Bedauern Sie im Nachhinein, dass Sie den Vorwürfen nicht noch akribischer nachgegangen sind?
Wenn die Vorwürfe stimmen, dann bedauere ich das sehr wohl.
Ist es nicht merkwürdig, dass der Geschäftsführer eines gemeinnützigen Vereins offenbar freihändig über Millionenbeträge verfügen kann?
Der Schatzmeister berichtete, dass der Geschäftsführer von Unicef seit 1989 Sondermöglichkeiten hat, die in seinem Anstellungsvertrag festgelegt sind. Der damalige Vorstand war offensichtlich der Meinung, das so unterschreiben zu können.
Ist das nicht eine Einladung zum Missbrauch?
Wenn der Vorstand regelmäßig informiert würde, wäre es das wohl nicht.
Warum hat man dem Geschäftsführer eine solche Machtposition zuerkannt?
Herr Garlichs hatte hervorragende Beurteilungen, er hatte gute Zeugnisse, er hatte gute berufliche Erfahrungen. Und er schien der richtige Mann zu sein, um bei Unicef moderne Zeiten anbrechen zu lassen und ein Unternehmen zu formen, das sich einerseits auf dem Spendenmarkt behaupten kann, andererseits dabei nicht seine Seele verliert.
Ist er noch der richtige Mann?
Das müssen die Sondersitzungen und Sondergutachten klären. Wenn alles, wie er sagt, seine Ordnung hat, kriegt er ja seine Testate.

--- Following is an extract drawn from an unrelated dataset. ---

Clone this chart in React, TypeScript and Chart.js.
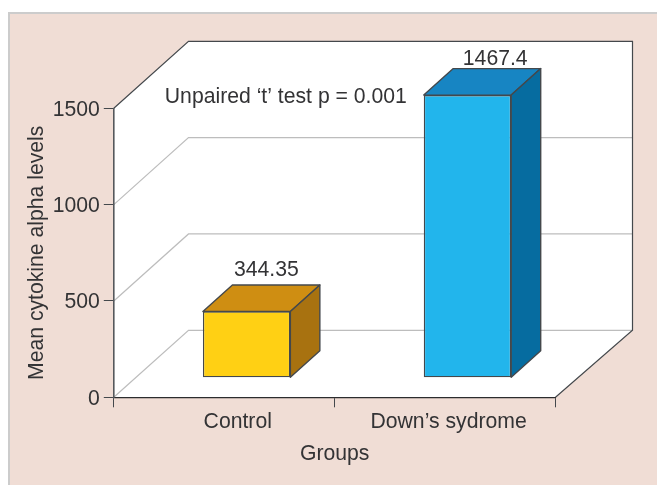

Kann es danach einfach so weitergehen?
Nein. Für mich ist klar, dass es künftig neue Spielregeln geben muss. Die Spielregeln bedeuten: Information des Vorstandes – wenn das gewesen wäre, dann hätten wir jetzt nicht diesen Ärger. Außerdem brauchen wir eine andere Form der Verbuchung und des Haushaltsentwurfs, damit jeder jederzeit nachprüfen kann, wo Geld verplant und geblieben ist.
Wie wollen Sie den Imageschaden für Unicef beheben?
Ich kann da nur werben und sagen: Die Mitarbeiter von Unicef, die Ehrenamtlichen, die sich krumm laufen und Ideen entwickeln, die geben sich die größte Mühe, dass die Kosten so klein wie möglich gehalten werden. Sie versuchen alles, damit die Spenden da ankommen, wo sie gebraucht werden. Nämlich bei den Kindern in der Dritten Welt. Ich bin überzeugt davon, wir kriegen das in den Griff.
Glauben Sie, das ganze Ausmaß der Affäre ist schon bekannt?
Das ist eine Frage, die die Geschäftsleitung beantworten müsste. Die sollte jetzt alles, was noch kommen könnte, auf den Tisch legen.


Zur Person

Heide Simonis ist seit zwei Jahren Vorsitzende der deutschen Unicef-Sektion. Die SPD-Politikerin war bis 2005 Ministerpräsidentin von Schleswig-Holstein. Nach dem Skandal bei Unicef müsse es neue Spielregeln geben, sagt Simonis. "Die Spielregeln bedeuten: Information des Vorstandes." Sie forderte am Donnerstag Geschäftsführer Dietrich Garlichs auf, sein Amt ruhen zu lassen, bis alle Vorwürfe und Fragen geklärt seinen.